◆ **Description of the task**
Print, without altering anything, the lines from the one that holds "The picture is" to the one that holds "import * as", inclusive. No other lines belong in the output.

◆ **Records from a dataset**
◆ ◆ ◆ ◆ ◆ ◆ ◆

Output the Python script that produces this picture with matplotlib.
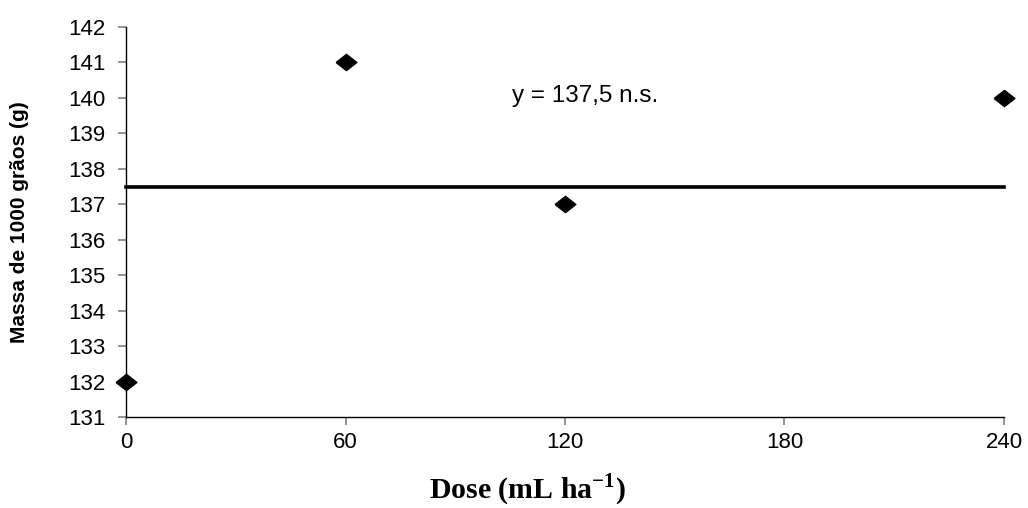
import matplotlib
matplotlib.use("Agg")
import matplotlib.pyplot as plt

# dose (mL/ha) and mass of 1000 grains (g)
doses = [0, 60, 120, 240]
massa = [132, 141, 137, 140]
media = 137.5
x_ticks = [0, 60, 120, 180, 240]
y_ticks = list(range(131, 143))

plt.rcParams["mathtext.fontset"] = "custom"
plt.rcParams["mathtext.rm"] = "Liberation Serif:bold"

fig = plt.figure(figsize=(10.28, 5.08), dpi=100)
ax = fig.add_axes([0.1226, 0.179, 0.854, 0.768])

diamond = [(-1, 0), (0, 0.78), (1, 0), (0, -0.78), (-1, 0)]
ax.plot(doses, massa, linestyle="none", marker=diamond, markersize=15,
        color="black", clip_on=False, zorder=3)
ax.plot([0, 240], [media, media], color="black", linewidth=2.6, clip_on=False)

ax.text(0.523, 0.824, "y = 137,5 n.s.", transform=ax.transAxes,
        fontsize=17.5, family="Liberation Sans", ha="center", va="center")

ax.set_xlim(0, 240)
ax.set_ylim(131, 142)
ax.set_xticks(x_ticks)
ax.set_yticks(y_ticks)
ax.tick_params(direction="out", length=6, width=1.2, color="#808080",
               labelsize=16)
ax.tick_params(axis="y", pad=9)
ax.tick_params(axis="x", pad=5)
for lbl in ax.get_xticklabels() + ax.get_yticklabels():
    lbl.set_family("Liberation Sans")

for s in ["top", "right"]:
    ax.spines[s].set_visible(False)
for s in ["left", "bottom"]:
    ax.spines[s].set_linewidth(1.0)

fig.text(0.513, 0.035, "Dose (mL ha$^{\\mathrm{-1}}$)", fontsize=21.5,
         fontweight="bold", family="Liberation Serif", ha="center", va="center")
ax.set_ylabel("Massa de 1000 grãos (g)", fontsize=15, fontweight="bold",
              family="Liberation Sans")
ax.yaxis.set_label_coords(-0.111, 0.5)

fig.savefig("out.png", dpi=100)
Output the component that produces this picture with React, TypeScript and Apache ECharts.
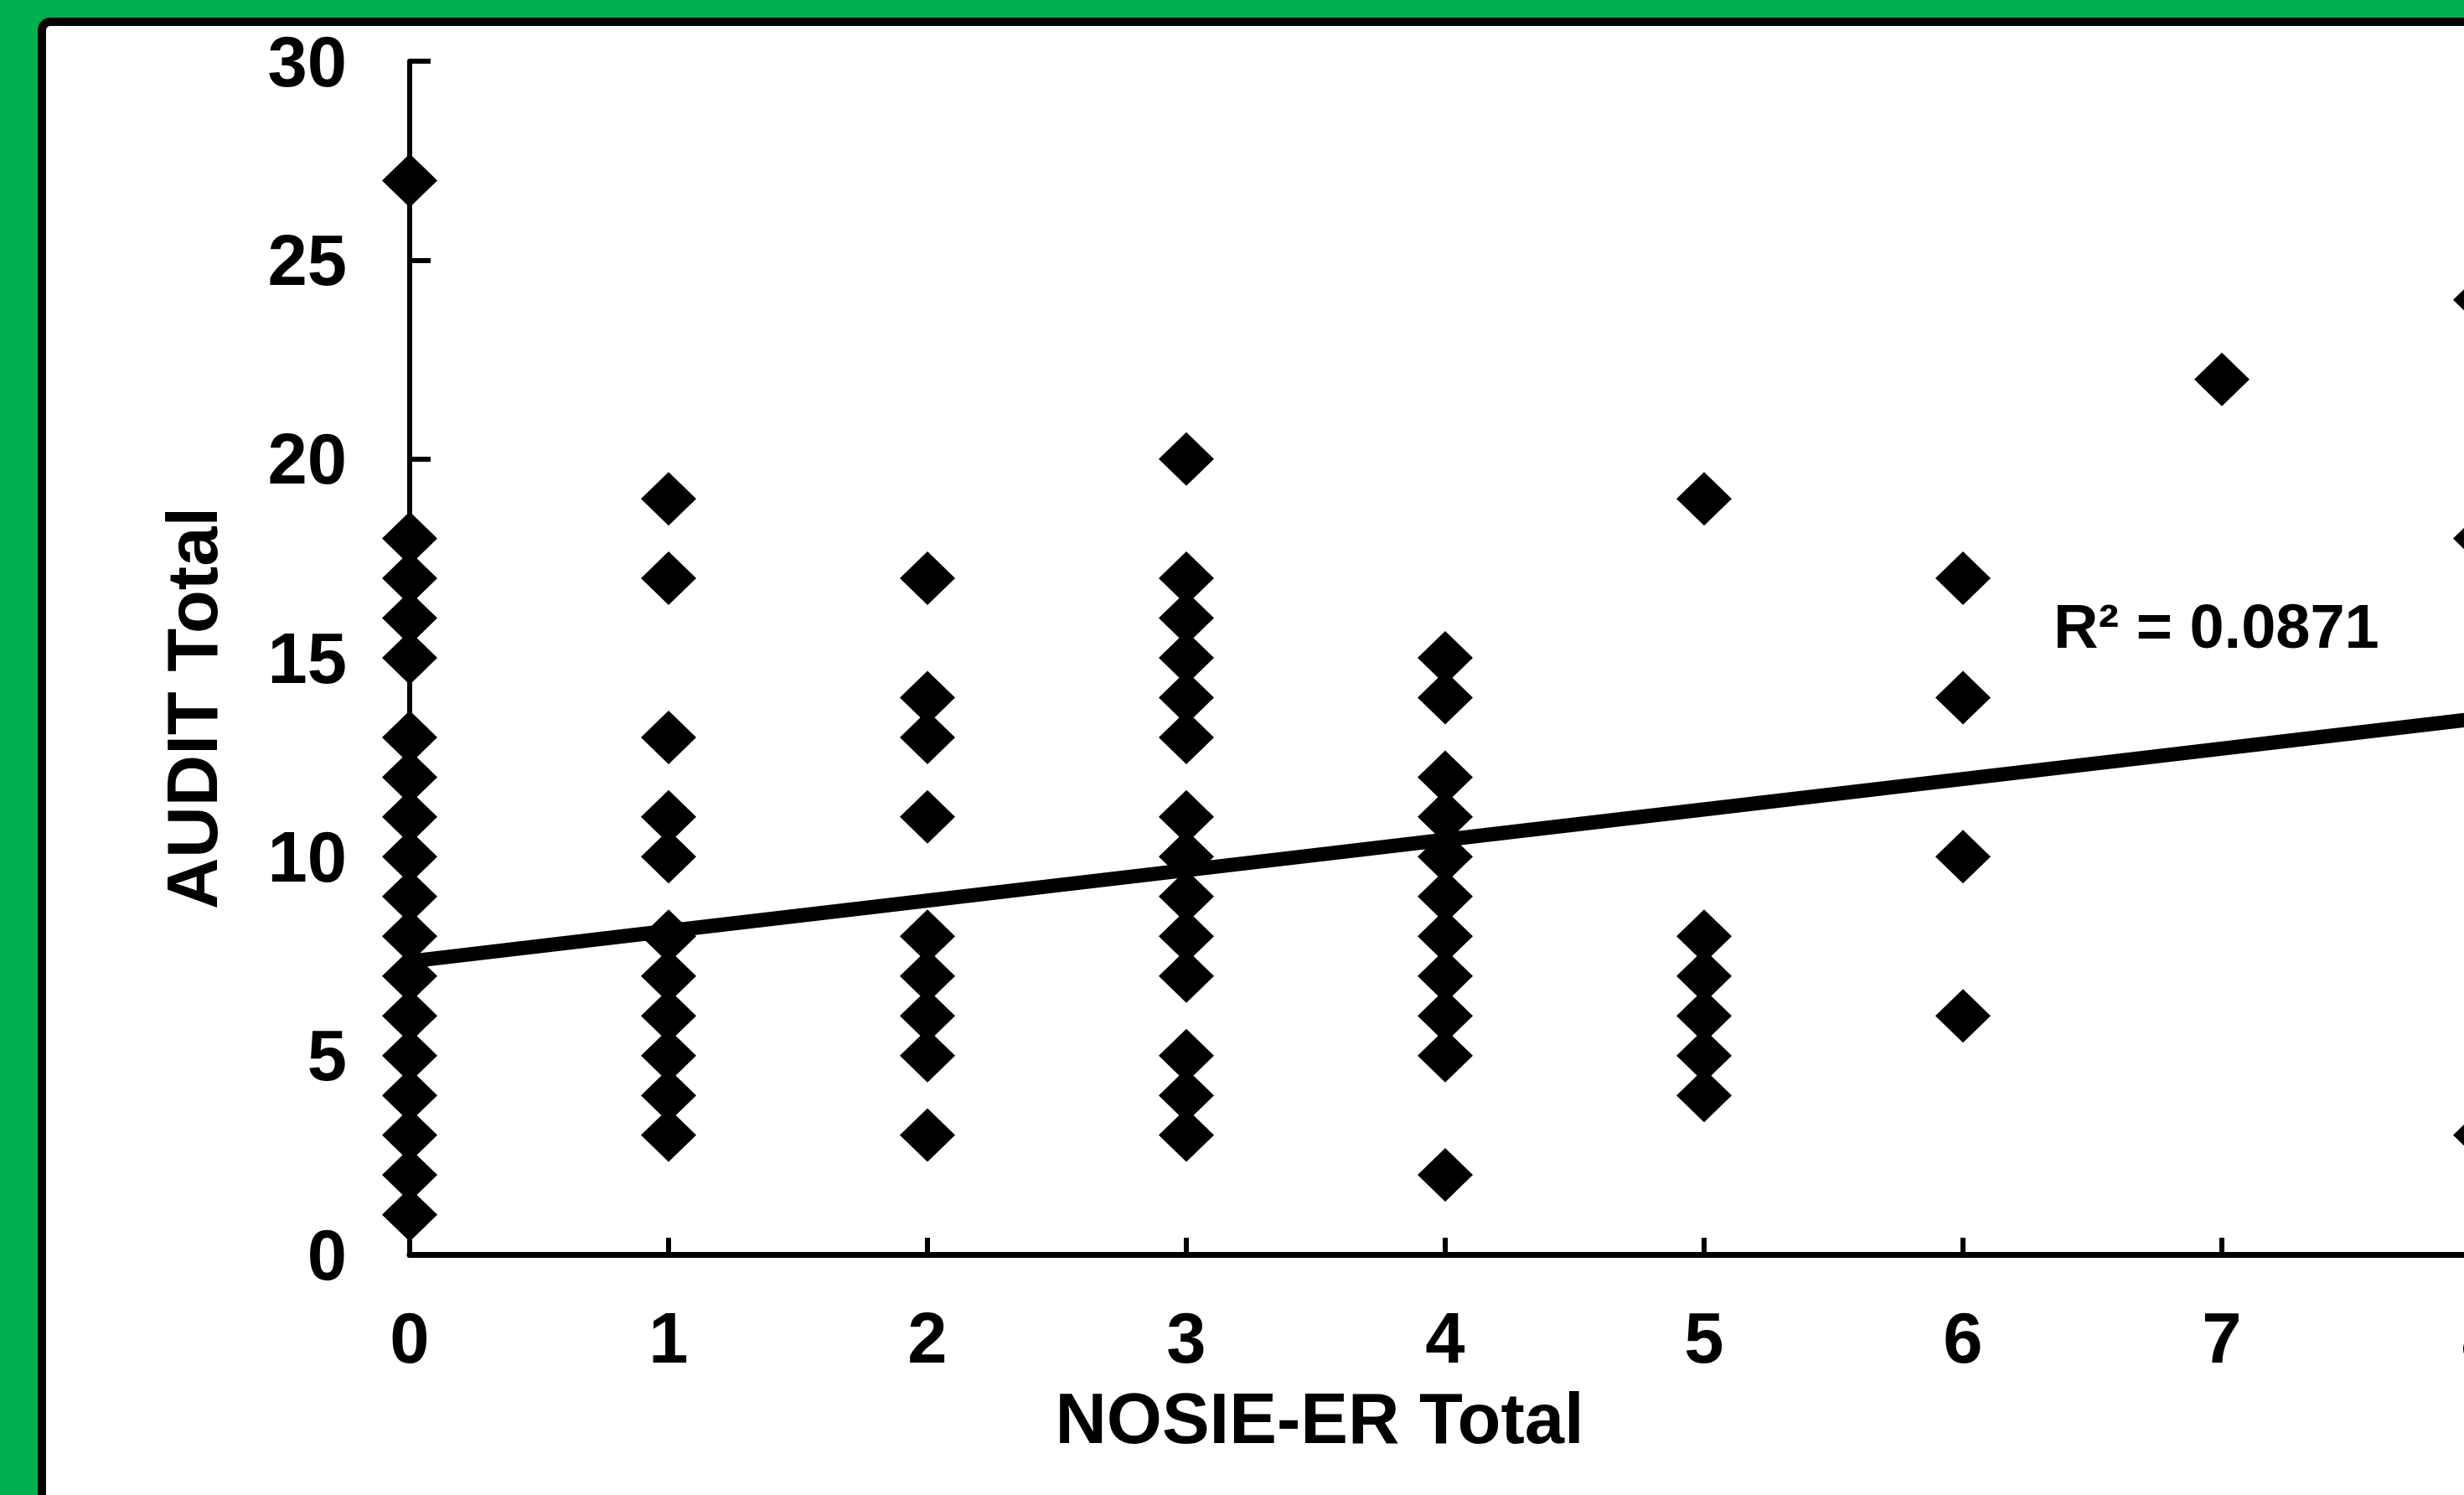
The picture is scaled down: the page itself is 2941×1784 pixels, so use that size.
import React, { useEffect, useRef } from "react";
import * as echarts from "echarts";

// NOSIE-ER total (x) and the AUDIT totals observed at each x value
const nosieScores = [0, 1, 2, 3, 4, 5, 6, 7, 8];
const auditAt0 = [27, 18, 17, 16, 15, 13, 12, 11, 10, 9, 8, 7, 6, 5, 4, 3, 2, 1];
const auditAt1 = [19, 17, 13, 11, 10, 8, 7, 6, 5, 4, 3];
const auditAt2 = [17, 14, 13, 11, 8, 7, 6, 5, 3];
const auditAt3 = [20, 17, 16, 15, 14, 13, 11, 10, 9, 8, 7, 5, 4, 3];
const auditAt4 = [15, 14, 12, 11, 10, 9, 8, 7, 6, 5, 2];
const auditAt5 = [19, 8, 7, 6, 5, 4];
const auditAt6 = [17, 14, 10, 6];
const auditAt7 = [22];
const auditAt8 = [24, 18, 3];
const auditColumns = [auditAt0, auditAt1, auditAt2, auditAt3, auditAt4, auditAt5, auditAt6, auditAt7, auditAt8];

// Linear trendline
const trendX = [0, 10];
const trendY = [7.37, 15.01];
const rSquaredLabel = "R² = 0.0871";

// Axis ticks
const yTicks = [0, 5, 10, 15, 20, 25, 30];
const xAxisMax = 10;

const FONT = "'Liberation Sans', Arial, Helvetica, sans-serif";

export default function App() {
  const ref = useRef<HTMLDivElement>(null);

  useEffect(() => {
    if (!ref.current) return;
    const chart = echarts.init(ref.current, undefined, { renderer: "svg" });

    const points: number[][] = [];
    nosieScores.forEach((x, i) => {
      auditColumns[i].forEach((y) => points.push([x, y]));
    });
    const trend = trendX.map((x, i) => [x, trendY[i]]);

    const gridLeft = 489;
    const gridTop = 73;
    const unitX = 309;
    const gridHeight = 1424;

    chart.setOption({
      animation: false,
      backgroundColor: "#00B050",
      graphic: [
        {
          type: "rect",
          z: -100,
          shape: { x: 50, y: 26, width: 4200, height: 2400, r: 10 },
          style: { fill: "#ffffff", stroke: "#000000", lineWidth: 10 },
        },
        {
          type: "text",
          z: 100,
          x: 1575,
          y: 1692,
          style: {
            text: "NOSIE-ER Total",
            font: `bold 85px ${FONT}`,
            fill: "#000",
            align: "center",
            verticalAlign: "middle",
          },
        },
        {
          type: "text",
          z: 100,
          x: 229,
          y: 845,
          rotation: Math.PI / 2,
          style: {
            text: "AUDIT Total",
            font: `bold 85px ${FONT}`,
            fill: "#000",
            align: "center",
            verticalAlign: "middle",
          },
        },
        {
          type: "text",
          z: 100,
          x: 2451,
          y: 747,
          style: {
            text: rSquaredLabel,
            font: `bold 74px ${FONT}`,
            fill: "#000",
            align: "left",
            verticalAlign: "middle",
          },
        },
      ],
      grid: {
        left: gridLeft,
        top: gridTop,
        width: unitX * xAxisMax,
        height: gridHeight,
        containLabel: false,
      },
      xAxis: {
        type: "value",
        min: 0,
        max: xAxisMax,
        interval: 1,
        axisLine: { show: true, onZero: false, lineStyle: { color: "#000", width: 7 } },
        axisTick: { show: true, inside: true, length: 20, lineStyle: { color: "#000", width: 6 } },
        axisLabel: {
          show: true,
          margin: 57,
          color: "#000",
          fontSize: 85,
          fontWeight: "bold",
          fontFamily: FONT,
        },
        splitLine: { show: false },
      },
      yAxis: {
        type: "value",
        min: 0,
        max: 30,
        interval: 5,
        axisLine: { show: true, onZero: false, lineStyle: { color: "#000", width: 6 } },
        axisTick: { show: true, inside: true, length: 25, lineStyle: { color: "#000", width: 6 } },
        axisLabel: {
          show: true,
          margin: 75,
          color: "#000",
          fontSize: 85,
          fontWeight: "bold",
          fontFamily: FONT,
          formatter: (v: number) => (yTicks.includes(v) ? String(v) : ""),
        },
        splitLine: { show: false },
      },
      series: [
        {
          type: "scatter",
          data: points,
          symbol: "diamond",
          symbolSize: [66, 64],
          itemStyle: { color: "#000", opacity: 1 },
          clip: false,
          z: 3,
        },
        {
          type: "line",
          data: trend,
          showSymbol: false,
          symbol: "none",
          lineStyle: { color: "#000", width: 17 },
          z: 4,
        },
      ],
    });

    return () => chart.dispose();
  }, []);

  return (
    <div
      style={{
        position: "fixed",
        left: 0,
        top: 0,
        width: 2941,
        height: 1784,
        overflow: "hidden",
        background: "#00B050",
      }}
    >
      <div ref={ref} style={{ width: 4000, height: 1784 }} />
    </div>
  );
}
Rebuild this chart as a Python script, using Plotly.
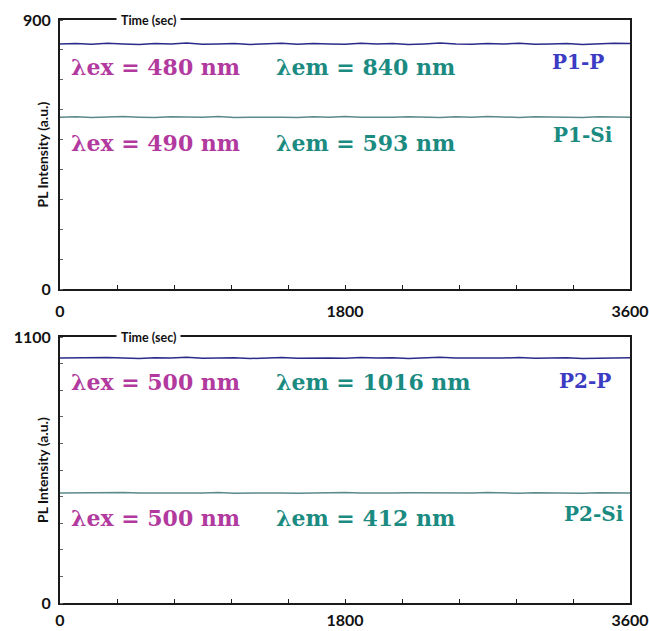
import plotly.graph_objects as go

# ---- data -------------------------------------------------------------
time_s = list(range(0, 3601, 100))

p1_p = [820, 821, 819, 822, 820, 818, 821, 820, 823, 819, 820, 821, 818,
        820, 822, 819, 821, 820, 819, 822, 820, 821, 818, 820, 823, 820,
        819, 821, 820, 822, 819, 820, 821, 818, 820, 822, 821]
p1_si = [575, 576, 574, 575, 577, 575, 574, 576, 575, 575, 577, 574, 575,
         576, 575, 574, 576, 575, 577, 575, 574, 575, 576, 575, 574, 576,
         575, 577, 575, 574, 576, 575, 575, 574, 576, 575, 575]
p2_p = [1013, 1014, 1012, 1015, 1013, 1011, 1014, 1013, 1016, 1012, 1013,
        1014, 1011, 1013, 1015, 1012, 1014, 1013, 1012, 1015, 1013, 1014,
        1011, 1013, 1016, 1013, 1012, 1014, 1013, 1015, 1012, 1013, 1014,
        1011, 1013, 1015, 1014]
p2_si = [455, 456, 454, 455, 457, 455, 454, 456, 455, 455, 457, 454, 455,
         456, 455, 454, 456, 455, 457, 455, 454, 455, 456, 455, 454, 456,
         455, 457, 455, 454, 456, 455, 455, 454, 456, 455, 455]

x_ticks = [0, 1800, 3600]
y_max_top = 900
y_max_bottom = 1100

labels_top = [("λex = 480 nm", "λem = 840 nm", "P1-P"),
              ("λex = 490 nm", "λem = 593 nm", "P1-Si")]
labels_bottom = [("λex = 500 nm", "λem = 1016 nm", "P2-P"),
                 ("λex = 500 nm", "λem = 412 nm", "P2-Si")]

# ---- styling ----------------------------------------------------------
W, H = 649, 631
L, R = 60, 630
TOP = (20, 289)       # pixel rows of the upper panel (top, bottom)
BOT = (337, 603)      # pixel rows of the lower panel

C_P = "#2b2b8a"
C_SI = "#5b8a88"
C_EX = "#b2399e"
C_EM = "#1b8b82"
C_NAME = "#3b3bc4"
AXIS = "#1a1a1a"
LABEL_FONT = "DejaVu Serif"
TICK_FONT = "Lato"

fig = go.Figure()
fig.add_trace(go.Scatter(x=time_s, y=p1_p, mode="lines",
                         line=dict(color=C_P, width=1.5), xaxis="x", yaxis="y"))
fig.add_trace(go.Scatter(x=time_s, y=p1_si, mode="lines",
                         line=dict(color=C_SI, width=1.5), xaxis="x", yaxis="y"))
fig.add_trace(go.Scatter(x=time_s, y=p2_p, mode="lines",
                         line=dict(color=C_P, width=1.5), xaxis="x2", yaxis="y2"))
fig.add_trace(go.Scatter(x=time_s, y=p2_si, mode="lines",
                         line=dict(color=C_SI, width=1.5), xaxis="x2", yaxis="y2"))

plot_h = BOT[1] - TOP[0]


def ydomain(rows):
    return [(BOT[1] - rows[1]) / plot_h, (BOT[1] - rows[0]) / plot_h]


def xaxis_cfg(anchor, standoff):
    return dict(domain=[0, 1], range=[0, 3600], anchor=anchor, automargin=False,
                tickvals=x_ticks, ticktext=[str(v) for v in x_ticks],
                ticks="inside", ticklen=4, tickcolor=AXIS,
                minor=dict(dtick=360, tick0=0, ticks="inside", ticklen=4, tickcolor=AXIS),
                showline=True, linecolor=AXIS, linewidth=2, mirror=True,
                showgrid=False, zeroline=False, ticklabelstandoff=standoff,
                tickfont=dict(family=TICK_FONT, size=16, color="#111", weight="bold"))


def yaxis_cfg(anchor, rows, ymax, step):
    return dict(domain=ydomain(rows), range=[0, ymax], anchor=anchor, automargin=False,
                tickvals=[0, ymax], ticktext=["0", str(ymax)],
                ticks="", minor=dict(dtick=step, tick0=0, ticks="inside",
                                     ticklen=3, tickcolor="#666"),
                showline=True, linecolor=AXIS, linewidth=2, mirror=True,
                showgrid=False, zeroline=False, ticklabelstandoff=4,
                tickfont=dict(family=TICK_FONT, size=16, color="#111", weight="bold"))


fig.update_layout(
    width=W, height=H, showlegend=False,
    paper_bgcolor="white", plot_bgcolor="white",
    margin=dict(l=L, r=W - R, t=TOP[0], b=H - BOT[1]),
    xaxis=xaxis_cfg("y", 7), yaxis=yaxis_cfg("x", TOP, y_max_top, 100),
    xaxis2=xaxis_cfg("y2", 2), yaxis2=yaxis_cfg("x2", BOT, y_max_bottom, 110),
)

ann = []


def px_to_dom(px, py, rows):
    return (px - L) / (R - L), (rows[1] - py) / (rows[1] - rows[0])


for rows, xr, yr, label_rows, line_rows in [
        (TOP, "x domain", "y domain", labels_top, [(67, 62), (143, 135)]),
        (BOT, "x2 domain", "y2 domain", labels_bottom, [(382, 381), (518, 514)])]:
    # axis title sitting on the top frame line
    tx, ty = px_to_dom(148, rows[0], rows)
    ann.append(dict(x=tx, y=ty, xref=xr, yref=yr, text="<b>Time (sec)</b>",
                    showarrow=False, bgcolor="white", borderpad=4,
                    font=dict(family=TICK_FONT, size=12.5, color="#111"),
                    xanchor="center", yanchor="middle"))
    # y axis title
    yx, yy = px_to_dom(42, (rows[0] + rows[1]) / 2, rows)
    ann.append(dict(x=yx, y=yy, xref=xr, yref=yr, text="<b>PL Intensity (a.u.)</b>",
                    textangle=-90, showarrow=False,
                    font=dict(family=TICK_FONT, size=14, color="#111"),
                    xanchor="center", yanchor="middle"))
    for (ex, em, name), (py_text, py_name) in zip(label_rows, line_rows):
        x0, y0 = px_to_dom(69, py_text, rows)
        ann.append(dict(x=x0, y=y0, xref=xr, yref=yr, text=f"<b>{ex}</b>",
                        showarrow=False, xanchor="left", yanchor="middle",
                        font=dict(family=LABEL_FONT, size=22, color=C_EX)))
        x1, y1 = px_to_dom(274, py_text, rows)
        ann.append(dict(x=x1, y=y1, xref=xr, yref=yr, text=f"<b>{em}</b>",
                        showarrow=False, xanchor="left", yanchor="middle",
                        font=dict(family=LABEL_FONT, size=22, color=C_EM)))
        name_color = C_NAME if name.endswith("-P") else C_EM
        right_px = 615 if name.startswith("P1") and name.endswith("Si") else (
            626 if name.endswith("Si") else (606 if name.startswith("P1") else 613))
        x2, y2 = px_to_dom(right_px, py_name, rows)
        ann.append(dict(x=x2, y=y2, xref=xr, yref=yr, text=f"<b>{name}</b>",
                        showarrow=False, xanchor="right", yanchor="middle",
                        font=dict(family=LABEL_FONT, size=20, color=name_color)))

fig.update_layout(annotations=ann)
fig.write_html("out.html")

◆ ◆ ◆ ◆ ◆ ◆ ◆

◆ **Response to this exercise**
The picture is scaled down: the page itself is 2941×1784 pixels, so use that size.
import React, { useEffect, useRef } from "react";
import * as echarts from "echarts";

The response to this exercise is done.